Na quarta-feira, com os ânimos dos membros do Conselho à flor da pele diante dos rumores de destituição do novo relator, o deputado Paulo Azi (DEM-BA) atrasou-se para a votação de um requerimento que pedia o adiamento da apresentação do parecer preliminar de Pinato. Azi pediu ao presidente que pudesse votar. O pedido foi acatado e deu origem a xingamentos por parte dos aliados de Cunha. “Ele já fechou”, berrava Carlos Marun (PMDB-MS). O voto de Azi, contrário ao não adiamento, decretou o empate. José Carlos Araújo teve de usar o voto de minerva – decidindo pelo não adiamento. Mais berros se seguiram. Na quinta-feira, os nervos não haviam se acalmado. Zé Geraldo e Wellington Roberto (PR-PB) chegaram às vias de fato e partiram para a agressão, trocando tapas. Tiveram de ser apartados por parlamentares e seguranças. Mesmo assim, continuaram o bate-boca: “Você que me meteu a mão”, disse Roberto. “Meti coisa nenhuma”, afirmou Geraldo.

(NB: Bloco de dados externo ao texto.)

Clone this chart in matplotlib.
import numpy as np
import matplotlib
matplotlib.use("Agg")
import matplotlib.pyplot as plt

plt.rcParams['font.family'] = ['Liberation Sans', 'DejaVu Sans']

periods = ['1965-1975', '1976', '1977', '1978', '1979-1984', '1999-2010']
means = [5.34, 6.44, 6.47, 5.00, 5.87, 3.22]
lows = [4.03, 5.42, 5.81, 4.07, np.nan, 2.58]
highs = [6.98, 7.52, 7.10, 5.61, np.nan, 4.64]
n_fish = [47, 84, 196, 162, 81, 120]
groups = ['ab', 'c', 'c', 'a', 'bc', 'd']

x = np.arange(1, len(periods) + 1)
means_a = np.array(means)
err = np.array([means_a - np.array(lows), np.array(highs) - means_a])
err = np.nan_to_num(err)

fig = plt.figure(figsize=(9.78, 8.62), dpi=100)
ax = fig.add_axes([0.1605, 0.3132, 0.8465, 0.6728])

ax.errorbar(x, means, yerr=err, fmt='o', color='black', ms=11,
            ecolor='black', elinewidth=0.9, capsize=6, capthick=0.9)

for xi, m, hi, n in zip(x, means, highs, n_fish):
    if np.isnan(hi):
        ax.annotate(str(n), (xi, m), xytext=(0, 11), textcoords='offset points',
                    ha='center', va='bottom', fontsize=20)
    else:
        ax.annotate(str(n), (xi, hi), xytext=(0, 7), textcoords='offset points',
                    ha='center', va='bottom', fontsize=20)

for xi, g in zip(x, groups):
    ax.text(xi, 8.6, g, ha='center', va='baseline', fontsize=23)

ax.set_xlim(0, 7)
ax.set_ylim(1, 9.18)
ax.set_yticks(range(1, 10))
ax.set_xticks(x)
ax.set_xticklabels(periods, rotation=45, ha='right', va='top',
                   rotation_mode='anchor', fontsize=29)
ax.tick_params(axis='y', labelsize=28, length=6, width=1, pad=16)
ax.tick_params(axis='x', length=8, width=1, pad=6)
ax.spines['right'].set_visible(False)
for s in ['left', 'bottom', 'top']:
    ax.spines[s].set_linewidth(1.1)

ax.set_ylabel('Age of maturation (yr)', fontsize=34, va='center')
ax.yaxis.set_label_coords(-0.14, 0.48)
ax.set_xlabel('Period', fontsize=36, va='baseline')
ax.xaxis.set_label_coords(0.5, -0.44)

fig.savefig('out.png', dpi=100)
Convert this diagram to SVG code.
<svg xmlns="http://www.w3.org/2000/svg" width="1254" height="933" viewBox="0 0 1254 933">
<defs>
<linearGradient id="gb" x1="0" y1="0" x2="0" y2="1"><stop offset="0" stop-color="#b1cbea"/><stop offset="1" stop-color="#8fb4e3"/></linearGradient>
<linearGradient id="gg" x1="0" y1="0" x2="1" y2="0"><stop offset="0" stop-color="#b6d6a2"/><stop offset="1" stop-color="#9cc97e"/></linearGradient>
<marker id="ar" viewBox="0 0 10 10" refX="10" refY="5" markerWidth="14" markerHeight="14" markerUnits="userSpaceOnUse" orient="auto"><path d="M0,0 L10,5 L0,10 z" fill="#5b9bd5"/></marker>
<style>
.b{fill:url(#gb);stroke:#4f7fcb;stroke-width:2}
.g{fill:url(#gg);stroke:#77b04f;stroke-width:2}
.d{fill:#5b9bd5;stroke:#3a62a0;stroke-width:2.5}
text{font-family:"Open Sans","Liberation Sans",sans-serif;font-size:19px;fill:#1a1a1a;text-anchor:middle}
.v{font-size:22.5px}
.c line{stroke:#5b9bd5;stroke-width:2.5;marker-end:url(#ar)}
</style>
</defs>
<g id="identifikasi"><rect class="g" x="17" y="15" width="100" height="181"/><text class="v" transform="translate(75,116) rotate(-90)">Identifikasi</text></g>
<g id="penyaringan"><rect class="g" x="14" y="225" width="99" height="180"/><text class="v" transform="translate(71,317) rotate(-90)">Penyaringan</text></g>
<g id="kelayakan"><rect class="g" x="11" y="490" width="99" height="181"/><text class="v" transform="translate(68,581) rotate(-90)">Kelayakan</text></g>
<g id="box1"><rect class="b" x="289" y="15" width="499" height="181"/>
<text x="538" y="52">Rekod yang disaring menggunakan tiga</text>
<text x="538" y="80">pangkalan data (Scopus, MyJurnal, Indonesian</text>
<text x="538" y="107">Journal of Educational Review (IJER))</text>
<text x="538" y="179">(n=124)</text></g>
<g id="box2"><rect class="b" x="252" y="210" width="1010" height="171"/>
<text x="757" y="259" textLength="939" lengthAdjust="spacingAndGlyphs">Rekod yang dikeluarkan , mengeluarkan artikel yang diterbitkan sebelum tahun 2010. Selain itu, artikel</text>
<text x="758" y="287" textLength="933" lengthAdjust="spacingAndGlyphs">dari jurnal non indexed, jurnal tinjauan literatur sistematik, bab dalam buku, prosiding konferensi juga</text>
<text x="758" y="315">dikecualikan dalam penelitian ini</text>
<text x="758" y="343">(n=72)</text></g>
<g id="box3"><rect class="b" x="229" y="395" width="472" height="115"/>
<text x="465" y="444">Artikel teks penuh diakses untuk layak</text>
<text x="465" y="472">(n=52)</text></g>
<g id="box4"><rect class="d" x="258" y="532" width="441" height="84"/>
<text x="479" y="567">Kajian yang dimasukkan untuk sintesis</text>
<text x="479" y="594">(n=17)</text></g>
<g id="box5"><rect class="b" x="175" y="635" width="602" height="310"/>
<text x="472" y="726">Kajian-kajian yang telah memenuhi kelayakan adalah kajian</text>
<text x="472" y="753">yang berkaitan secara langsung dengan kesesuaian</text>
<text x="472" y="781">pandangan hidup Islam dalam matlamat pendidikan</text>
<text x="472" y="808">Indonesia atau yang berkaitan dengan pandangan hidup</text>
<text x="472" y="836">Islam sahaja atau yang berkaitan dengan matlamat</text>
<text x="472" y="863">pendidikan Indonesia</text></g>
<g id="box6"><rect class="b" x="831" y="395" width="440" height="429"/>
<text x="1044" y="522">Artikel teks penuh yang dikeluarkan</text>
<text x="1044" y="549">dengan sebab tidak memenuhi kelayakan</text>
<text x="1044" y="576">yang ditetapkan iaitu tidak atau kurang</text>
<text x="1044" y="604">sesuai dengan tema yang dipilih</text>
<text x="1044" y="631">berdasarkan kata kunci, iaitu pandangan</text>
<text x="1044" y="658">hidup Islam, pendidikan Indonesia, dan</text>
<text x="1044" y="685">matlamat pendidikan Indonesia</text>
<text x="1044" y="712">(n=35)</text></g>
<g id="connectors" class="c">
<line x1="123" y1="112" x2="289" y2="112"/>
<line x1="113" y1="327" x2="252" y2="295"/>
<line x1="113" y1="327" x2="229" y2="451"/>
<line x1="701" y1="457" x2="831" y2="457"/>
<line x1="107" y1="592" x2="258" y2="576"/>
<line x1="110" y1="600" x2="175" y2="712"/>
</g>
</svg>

Antes de ser deposto do Conselho, Pinato disse que sofreu ameaças por telefone e por pessoas que o abordaram na rua. Afirmou ainda ter requerido proteção policial, por temer pela segurança de sua família. Em entrevista à Folha de S.Paulo, na sexta-feira, Pinato disse ter sido abordado por um estranho que lhe sinalizou a oferta de dinheiro por meio de gestos com a mão. Pinato disse que o estranho gesticulou e afirmou: “Pensa bem, você pode arrumar tua vida”. Pinato negou que tenha recebido oferta de parlamentares. “Não chegaram a ser tão incisivos. Até porque alguns são meus amigos”, afirmou. Pinato reiterou os episódios a ÉPOCA, por meio de sua assessoria de imprensa. Já a assessoria de Cunha negou que tenha havido manobras no Conselho de Ética. O clima continua tenso. Depois de derrubar o relator, Cunha pediu, em ofício ao ministro José Eduardo Cardozo, que a Polícia Federal abra um inquérito para investigar as acusações de Pinato.